Llamaron a la puerta, y Julián se emocionó al pensar que se
trataría de Laura. Se olió las axilas, se echó colonia
generosamente y se puso la camisa. Abrió. Era
Loretana.
–¿Qué deseas? – preguntó, más sorprendido que
molesto.
–Apenas lo vi llegar hoy a la tarde, le preparé esta aguamiel
y la tuve todo el tiempo en el sótano. Está bien fresquita. Pensé
que, con esta calor, le vendría bien -sugirió, y extendió la
bandeja con una jarra y dos vasos.
Julián Riglos le echó un vistazo de arriba abajo y, como le
pareció que la muchacha estaba limpia, con el cabello recién lavado
y ropas nuevas, le hizo una seña para que entrase.

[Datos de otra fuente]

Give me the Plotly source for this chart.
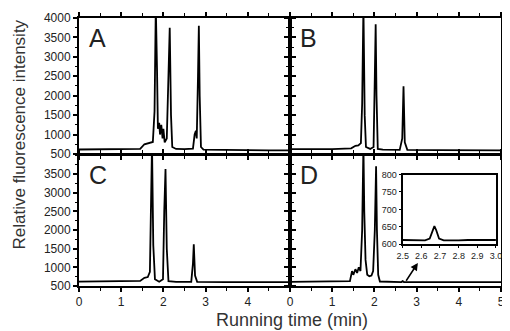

Hacía tiempo que Loretana había entregado su corazón al
hombre con el que compartiría su vida y sus sueños. Los favores que
le concedía al coronel Racedo y que, de seguro, concedería esa
noche al doctor Riglos no tenían que ver con sus sentimientos sino
con sus ambiciones. Vertió el aguamiel en ambos vasos y se acercó
con movimientos insinuantes a Julián, que se había repantigado en
la silla y la contemplaba seriamente. Aceptó el vaso y bebió un
trago largo. La bebida fresca y dulce le recompuso el ámmo. Estiró
el brazo y alcanzó a Loretana, que, entre risas, se sentó sobre sus
rodillas.
–¿Qué hablabas con la señorita Escalante en su
recámara?
–Cumplía con su mandato, dotor. Le llevé toallas limpias y le
puse agua fresca en el lavamanos.
–¿Ella te pidió algo?
–Sí, que la despertara a las siete. A esa hora debo tener
lista la tina con agua caliente, ¿no?
–¿Se quejó de la cama o de algo en
particular?
–Como que a usté le interesa mucho lo que le pasa a la
chinita ésa, ¿verdad?
–¿Se quejó o no? – insistió Riglos, con impaciencia, y,
quitando a Loretana de sus rodillas, se puso de
pie.
–No, hombre, no. Dijo que todo era de su agrado, así dijo.
Muy modosita, parece.
«¿Modosita?», repitió Julián para sí, y rió
burlonamente.
–¿De qué se ríe? Mire que yo no soy payaso de naides
-advirtió Loretana, y amagó con dejar la
habitación.
–Ven acá -ordenó Riglos, y la muchacha se volvió, dócil como
una niña educada-. ¿Quién te dijo que podías retirarte? ¿Quieres
ganarte unas monedas extras? Sí, ¿verdad? Eres codiciosa, ya me he
dado cuenta. Te gusta el dinero, sí que te gusta. Pues bien,
conmigo podrás ganar bastante si haces lo que te
pido.
–Lo que mande, patrón.
–Mañana parto hacia Córdoba y no sé cuántos días estaré
ausente. Quiero que, durante ese tiempo, vigiles a la señorita
Escalante. Cuando regrese, sabrás decirme qué ha hecho, adonde ha
estado, con quién ha hablado, ¿comprendes?
–Sí, no soy tonta, patrón.
–También de eso ya me he dado cuenta -aceptó Riglos, y
comentó a desatarle el lazo del jubón.